If the Arizona Coyotes continue to fade from Stanley Cup playoff consideration, the question of moving personnel could become paramount. That would particularly torturous for captain Shane Doan, now in his 19th season with the franchise.
Drafted by the old Winnipeg Jets on the first round, and seventh overall in the 1995 NHL draft, Doan has remained the titular head of the franchise. At 39-years-old and enjoying a rejuvenated season, the dilemma facing Doan, and the Coyotes’ management, is his future. Doan has skated all of his 19 years in the league with the same franchise and any movement, here in the fading years of his astonishing career, could be disturbing at best and unsettling at worst.
This season, Doan’s $21 million contract expires, and his future with the Coyotes, or perhaps another team, is up for discussion. With the trade deadline approaching, and considering Doan’s value as both a leader in the dressing room and his productive season on the ice, the question remains outstanding. Would a team on the playoff bubble wish to take a chance with Doan, or would the native of Halkirk, Ala. refuse any movement.
There is no question Doan’s influence in the Arizona dressing room is significant, and he is regarded as one of the best captains in the NHL. Players attest to his leadership qualities and, in recent years when the Arizona franchise was going through a myriad of sale rumors, Doan was kept on the top of the list in commissioner’s Gary Bettman speed dial. Though he tells reporters the game is still fun and he enjoys every minute on the ice, in the dressing room or in the community as a Coyotes representative, Doan continues cast a substantial shadow over this franchise.
“What (Doan) has done for this organization is phenomenal,” said Arizona coach Dave Tippett. “The commitment he has to the organization, the city and his teammates is amazing to watch every day.”
On The Free-Agent Market
During the summer of 2012, and as a free agent, Doan was courted heavily by certain clubs. The New York Rangers arranged a helicopter tour of Manhattan, and the Philadelphia Flyers reportedly put on a full-court press for this services. In the end, Doan’s heart remained in the desert, and on Sept. 14, 2012, just days before the lockout, he signed a 4-year, $21 million to stay with the Coyotes.

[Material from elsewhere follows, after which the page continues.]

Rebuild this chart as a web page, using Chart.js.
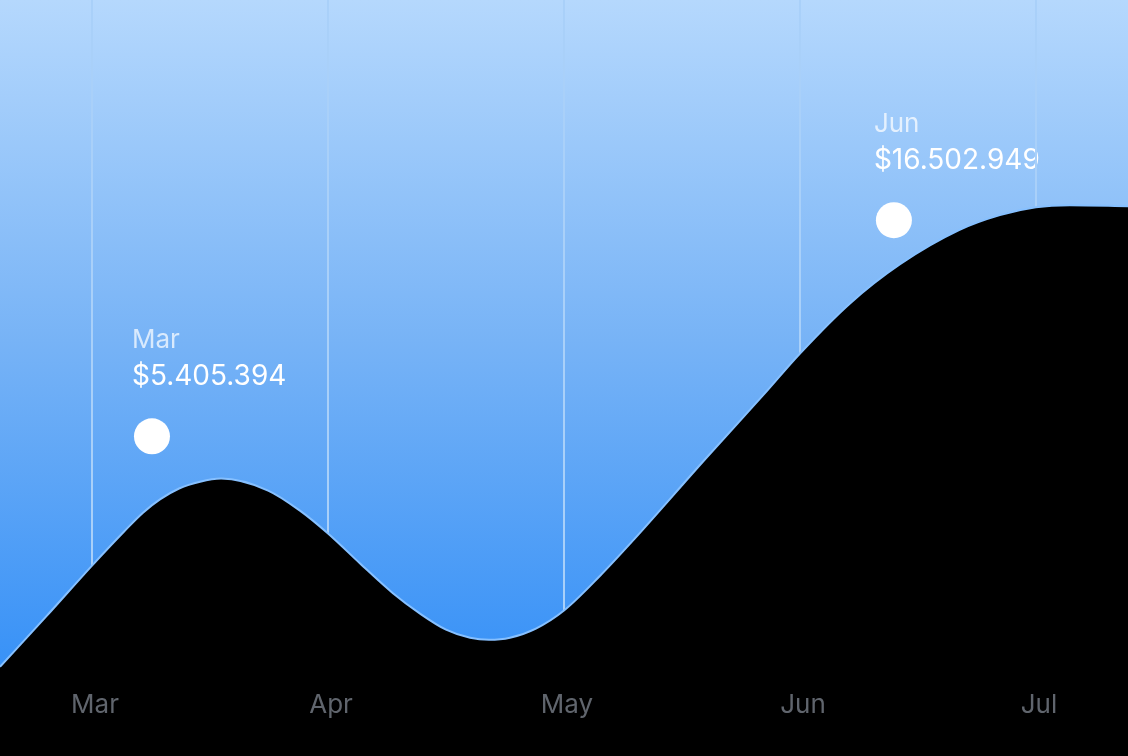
<!DOCTYPE html>
<html>
<head>
<meta charset="utf-8">
<script src="https://cdn.jsdelivr.net/npm/chart.js@4"></script>
<style>
    html, body { margin: 0; padding: 0; background: #000; }
    #grafica-div { width: 1128px; height: 756px; }
</style>
</head>
<body>
<div id="grafica-div"><canvas id="myChart"></canvas></div>
<script>
// datos de la grafica (montos en millones, posicion en meses: Mar = 1)
const meses = ['Mar', 'Apr', 'May', 'Jun', 'Jul'];
const posiciones = [0.61, 0.805, 1.0, 1.136, 1.216, 1.288, 1.369, 1.458, 1.547,
    1.746, 1.881, 2.0, 2.136, 2.275, 2.39, 2.5, 2.602, 2.682,
    2.771, 2.881, 3.0, 3.153, 3.288, 3.597, 3.843, 4.0, 4.212, 4.424, 4.674, 4.847, 5.0, 5.144, 5.39];
const montos = [0.44, 1.91, 3.41, 4.41, 4.96, 5.35, 5.67, 5.87, 5.96,
    5.61, 5.02, 4.35, 3.47, 2.60, 2.00, 1.53, 1.29, 1.23,
    1.29, 1.56, 2.09, 3.11, 4.11, 6.52, 8.40, 9.63, 11.10, 12.25, 13.25, 13.69, 13.92, 13.98, 13.95];

// puntos destacados
const destacadosMes = ['Mar', 'Jun'];
const destacadosPos = [1.254, 4.398];
const destacadosMonto = [7.20, 13.54];
const destacadosTexto = ['$5.405.394', '$16.502.949'];

const xMin = 0.61;
const xMax = 5.39;

let curva = posiciones.map((p, i) => ({ x: p, y: montos[i] }));
let puntos = destacadosPos.map((p, i) => ({ x: p, y: destacadosMonto[i] }));

// fondo degradado y textos de los puntos
const fondo = {
    id: 'fondo',
    beforeDraw(chart) {
        const ctx = chart.ctx;
        const area = chart.chartArea;
        ctx.save();
        ctx.fillStyle = '#000';
        ctx.fillRect(0, 0, chart.width, chart.height);

        let grad = ctx.createLinearGradient(0, area.top, 0, area.bottom);
        grad.addColorStop(0, '#b5d8fd');
        grad.addColorStop(0.5, '#77b3f6');
        grad.addColorStop(1, '#3590f7');
        ctx.fillStyle = grad;
        ctx.fillRect(area.left, area.top, area.right - area.left, area.bottom - area.top);

        const sx = chart.scales.x;
        const sy = chart.scales.y;
        ctx.textAlign = 'left';
        ctx.textBaseline = 'alphabetic';
        destacadosPos.forEach((p, i) => {
            let px = sx.getPixelForValue(p);
            let py = sy.getPixelForValue(destacadosMonto[i]);
            ctx.fillStyle = 'rgba(255,255,255,0.72)';
            ctx.font = '26px Inter';
            ctx.fillText(destacadosMes[i], px - 20, py - 88);
            ctx.fillStyle = '#ffffff';
            ctx.font = '28px Inter';
            ctx.fillText(destacadosTexto[i], px - 20, py - 51);
        });
        ctx.restore();
    },
    // tapa el borde inferior del area
    afterDatasetsDraw(chart) {
        const ctx = chart.ctx;
        const area = chart.chartArea;
        ctx.save();
        ctx.fillStyle = '#000';
        ctx.fillRect(0, area.bottom - 3, chart.width, 6);
        ctx.restore();
    }
};

let ctx = document.getElementById('myChart').getContext('2d');

let miGrafico = new Chart(ctx, {
    type: 'line',
    data: {
        datasets: [{
            data: curva,
            fill: 'start',
            backgroundColor: '#000000',
            borderColor: '#86c0ff',
            borderWidth: 2,
            pointRadius: 0,
            cubicInterpolationMode: 'monotone'
        }, {
            type: 'scatter',
            data: puntos,
            pointRadius: 18,
            pointHoverRadius: 18,
            backgroundColor: '#ffffff',
            borderWidth: 0
        }]
    },
    options: {
        responsive: true,
        maintainAspectRatio: false,
        animation: false,
        layout: { autoPadding: false, padding: { left: 0, right: 0, top: 0, bottom: 27 } },
        plugins: {
            legend: { display: false },
            tooltip: { enabled: false }
        },
        scales: {
            x: {
                type: 'linear',
                min: xMin,
                max: xMax,
                afterBuildTicks: (scale) => {
                    scale.ticks = meses.map((m, i) => ({ value: i + 1 }));
                },
                ticks: {
                    autoSkip: false,
                    maxRotation: 0,
                    padding: 8,
                    labelOffset: 3,
                    color: '#60656d',
                    font: { family: 'Inter', size: 26 },
                    callback: (v) => meses[v - 1]
                },
                grid: {
                    color: '#a9d0f9',
                    lineWidth: 2,
                    drawTicks: false
                },
                border: { display: false }
            },
            y: {
                display: false,
                min: 0,
                max: 20
            }
        }
    },
    plugins: [fondo]
});
</script>
</body>
</html>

Now, that agreement is about to expire, and Doan’s future is a subject of curious debate. His value to the Arizona franchise and his stature in the community, supporting various charities and attending high-profile charity events, is legion. At the same time, Doan is enjoying a renaissance of spirit and production. Coming into Saturday’s game with the Flyers in the Wells Fargo Center, Doan leads the Coyotes in goals scored and is one power play tally behind Oliver Ekman-Larsson, the team leader. Already, he is franchise leader in goals and points scored, and his contributions to the Coyotes remain extraordinary.
While Tippett said Doan remains in great playing shape, that may be the one criteria which governs his future. As long as he remains ready for the rigors of the NHL game, Doan holds value for his team. He still fore-checks with abandon, rattles opponents in the corner, and adds worth as an important penalty killer. All of which could portend his ability to command another NHL contract.
Going forward, the question is whether the Coyotes want to part with such an integral segment of the franchise. It’s almost a given other teams would accept Doan’s locker room presence with an open hand.
At the start of the season, many questioned Doan’s capabilities, and cited a man in his late 30s with aging and diminishing physical skills. With his performance on the ice this season, Doan easily countered those critics, and continues to play the game at particularly a high level.
Approaching the trade deadline, that’s the question for the moment. Does Doan have value to those clubs on the Stanley Cup bubble? Perhaps the more important question is Doan’s willingness to leave a franchise in which he has been an essential part for nearly two decades.